Lo vedevi nel piazzale, sempre il primo ad arrivare e l’ultimo ad andarsene.
"Se vuoi la puntualità, devi dimostrare che la regola vale per tutti."
L’azienda era la sua casa, il lavoro il suo divertimento, gli uomini che lavoravano per lui come figli, «i suoi ragazzi».
Lo vedevi nel piazzale, con il sole o con la pioggia: stava lì, fermo, ma la mente era già altrove, in viaggio con il prossimo carico da far partire.
Non c’era luogo che non potesse essere raggiunto, non c’era ostacolo che non potesse essere superato.

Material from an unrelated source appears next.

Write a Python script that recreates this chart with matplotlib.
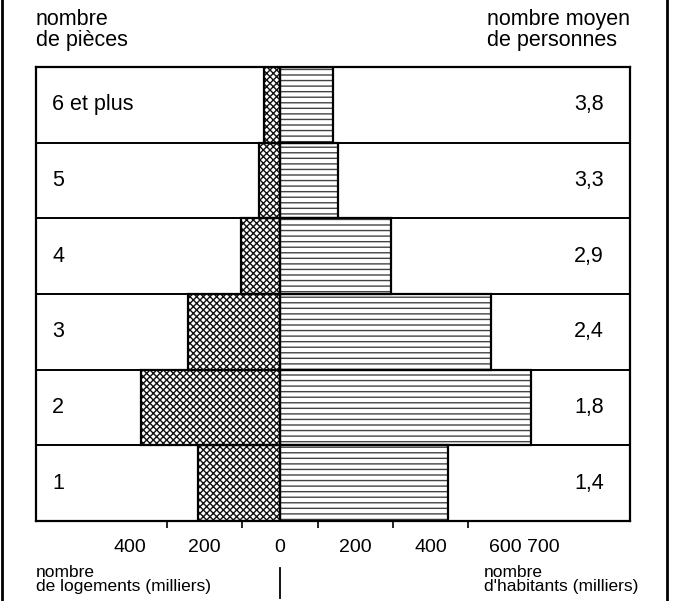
import matplotlib
matplotlib.use("Agg")
import matplotlib.pyplot as plt
from matplotlib.lines import Line2D

plt.rcParams['font.family'] = ['Liberation Sans', 'DejaVu Sans']
plt.rcParams['hatch.linewidth'] = 1.0

# rooms per dwelling, bottom to top
pieces = ["1", "2", "3", "4", "5", "6 et plus"]
logements = [218, 371, 245, 105, 56, 43]      # thousands
habitants = [446, 668, 562, 295, 153, 140]    # thousands
personnes = [1.4, 1.8, 2.4, 2.9, 3.3, 3.8]

tick_vals = [-400, -200, 0, 200, 400, 600, 700]
tick_labels = ["400", "200", "0", "200", "400", "600", "700"]

W, H = 674, 601
fig = plt.figure(figsize=(W / 100, H / 100), dpi=100)

# box region in pixels
bx0, bx1, by0, by1 = 36, 630, 67, 521
x0_px, px_per_unit = 280, 0.376
ax = fig.add_axes([bx0 / W, 1 - by1 / H, (bx1 - bx0) / W, (by1 - by0) / H])
ax.set_xlim((bx0 - x0_px) / px_per_unit, (bx1 - x0_px) / px_per_unit)
ax.set_ylim(-0.5, len(pieces) - 0.5)

y = range(len(pieces))
left = [-v for v in logements]
# fill patterns first, black outlines on top
ax.barh(y, left, height=1, color="white", edgecolor="#111111",
        hatch="xxxxx", linewidth=0)
ax.barh(y, habitants, height=1, color="white", edgecolor="#444444",
        hatch="---", linewidth=0)
ax.barh(y, left, height=1, fill=False, edgecolor="black", linewidth=1.6)
ax.barh(y, habitants, height=1, fill=False, edgecolor="black", linewidth=1.6)

for b in [i - 0.5 for i in range(1, len(pieces))]:
    ax.axhline(b, color="black", lw=1.4, zorder=1)

fs = 15.5
for i, (lab, p) in enumerate(zip(pieces, personnes)):
    ax.text(0.027, i, lab, transform=ax.get_yaxis_transform(),
            ha="left", va="center", fontsize=fs)
    ax.text(0.956, i, f"{p:.1f}".replace(".", ","), transform=ax.get_yaxis_transform(),
            ha="right", va="center", fontsize=fs)

for s in ax.spines.values():
    s.set_linewidth(1.6)

ax.set_yticks([])
ax.set_xticks(tick_vals)
ax.set_xticklabels(tick_labels, fontsize=14)
ax.set_xticks(range(-400, 701, 100), minor=True)
ax.tick_params(axis="x", which="both", direction="out", length=5, width=1.2, pad=13)
ax.tick_params(axis="x", which="major", length=0)

# headers
fig.text(bx0 / W, 1 - 9 / H, "nombre\nde pièces", ha="left", va="top",
         fontsize=fs, linespacing=1.0)
fig.text(bx1 / W, 1 - 9 / H, "nombre moyen\nde personnes", ha="right", va="top",
         multialignment="left", fontsize=fs, linespacing=1.0)

# footers
fs_small = 12.5
fig.text(bx0 / W, 1 - 565 / H, "nombre\nde logements (milliers)", ha="left", va="top",
         fontsize=fs_small, linespacing=0.95)
fig.text((bx1 + 8) / W, 1 - 565 / H, "nombre\nd'habitants (milliers)", ha="right", va="top",
         multialignment="left", fontsize=fs_small, linespacing=0.95)
fig.add_artist(Line2D([x0_px / W] * 2, [1 - 568 / H, 1 - 598 / H], color="black", lw=1.3))

# outer frame
for fx in (2, 667):
    fig.add_artist(Line2D([fx / W] * 2, [0, 1], color="black", lw=2))

fig.savefig("out.png", dpi=100)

Lo vedevi con l’aria insolitamente corrucciata: c’era un rimprovero da fare, qualcosa da raddrizzare.
Era orgoglioso, deciso, e credeva nei sogni: quello voleva e quello doveva essere.
Il marmo che era in lui si scioglieva solo di fronte alla scrivania della moglie: il suo far di conto lo riportava con i
piedi per terra, dentro i confini di quel piazzale.
Noi siamo la nuova generazione.
Ogni giorno cerchiamo di meritarci quanto abbiamo ricevuto: non solo un’azienda, ma i princìpi, i valori, il modo di fare e di essere di chi l’ha fondata.
Non importa se per alcuni di noi era il marito, il padre, il suocero o il datore di lavoro.
Tutti dobbiamo a Pasquale Porro il meglio di ciò che facciamo in azienda.
E tutti abbiamo lo stesso rimorso: che non sia vissuto abbastanza per veder fiorire ciò che aveva seminato.
Qualche volta, in ufficio, quando sigliamo un nuovo contratto, ci sembra di averlo ancora accanto, a firmare con noi, a dirci che siamo sulla strada giusta. Sempre in marcia, come avrebbe voluto.